Dodd:  More education on ETFs to reach a broader investor base. Yes, adoptions have been nothing short of amazing, as we approach nearly $4 trillion in assets globally, but I think we’re literally just scratching the surface and there’s an immense amount of education that still needs to take place. There has been no lack of effort to educate, but more can be done to teach the broader investing public, not only of the advantages of ETF investing but the challenges and pitfalls that can occur.

JE: What trends do you think will define the ETF industry over the coming years?

Dodd:  Several. So, one trend is that growth will likely exceed even the most optimistic forecasts. Or at least most of them. I do believe that.

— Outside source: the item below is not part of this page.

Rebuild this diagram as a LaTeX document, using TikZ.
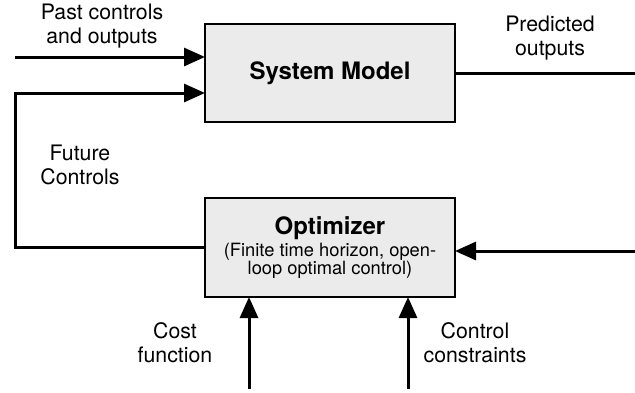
\documentclass[tikz,border=0pt]{standalone}
\usepackage{fontspec}
\setmainfont{TeX Gyre Heros}
\usepackage{tikz}
\usetikzlibrary{arrows.meta}
\definecolor{boxgray}{HTML}{EBEBEB}

\begin{document}
\begin{tikzpicture}[x=1pt,y=-1pt,
    blk/.style={draw, fill=boxgray, line width=1.3pt, minimum width=250pt, inner sep=0pt, outer sep=0pt, align=center},
    arr/.style={line width=3pt, -{Triangle[length=21pt,width=18pt]}},
    wire/.style={line width=3pt},
    lbl/.style={align=center, font=\fontsize{21.3}{24}\selectfont}]
    \useasboundingbox (0,0) rectangle (635,392);
    % blocks
    \node[blk, minimum height=98pt] (sys) at (330,73)
        {\fontsize{24}{26}\selectfont\bfseries System Model};
    \node[blk, minimum height=99pt] (opt) at (330,247.5)
        {{\fontsize{24}{26}\selectfont\bfseries Optimizer}\\[2pt]
         \fontsize{18.3}{21}\selectfont (Finite time horizon, open-\\
         \fontsize{18.3}{21}\selectfont loop optimal control)};
    % free ends
    \coordinate (pin) at (15,57);
    \coordinate (fbin) at (15,93);
    \coordinate (pout) at (635,73);
    \coordinate (rin) at (635,251);
    \coordinate (cin) at (249,389);
    \coordinate (kin) at (408,389);
    % connectors
    \draw[arr] (pin) -- (pin -| sys.west);
    \draw[wire] (sys.east) -- (pout);
    \draw[arr] (opt.west) -| (fbin) -- (fbin -| sys.west);
    \draw[arr] (rin) -- (rin -| opt.east);
    \draw[arr] (cin) -- (cin |- opt.south);
    \draw[arr] (kin) -- (kin |- opt.south);
    % labels
    \node[lbl] (lpast) at (102,26) {Past controls\\and outputs};
    \node[lbl] (lpred) at (550,38) {Predicted\\outputs};
    \node[lbl] (lfut) at (80,165) {Future\\Controls};
    \node[lbl] (lcost) at (175,343) {Cost\\function};
    \node[lbl] (lcons) at (475,343) {Control\\constraints};
\end{tikzpicture}
\end{document}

One area that I think has been underserved through the ETF structure has been actively managed strategies and that is obviously something I’ve been working on at Davis, but our product could be just one of many good active solutions in the marketplace. ETFs are about delivering exposures and strategies in a more efficient way and in a more efficient wrapper and that can include things such as active strategies and smart beta-type investments – not just traditional market cap-weighted indexes.

There’s going to be a lot more innovation, not just in terms of exposures and strategies but also in terms of ETF structure. ETFs have gone through an evolution: starting out as unit investment trusts and then 1940 Act mutual funds. We then saw the launch of the first commodity ETF back in 2004 which, to me, was a real inflection point as it signaled to the marketplace that ETFs are not just about indexing but rather are about delivering exposures to markets, market segments and even strategies in a more efficient manner. 

Some of those new innovative structures will be successful and some won’t, but either way that innovation will continue to democratize investing and profit investors through lower fees, more flexibility and increased transparency. Those are all incredibly good things and I’m so proud to be a part of that.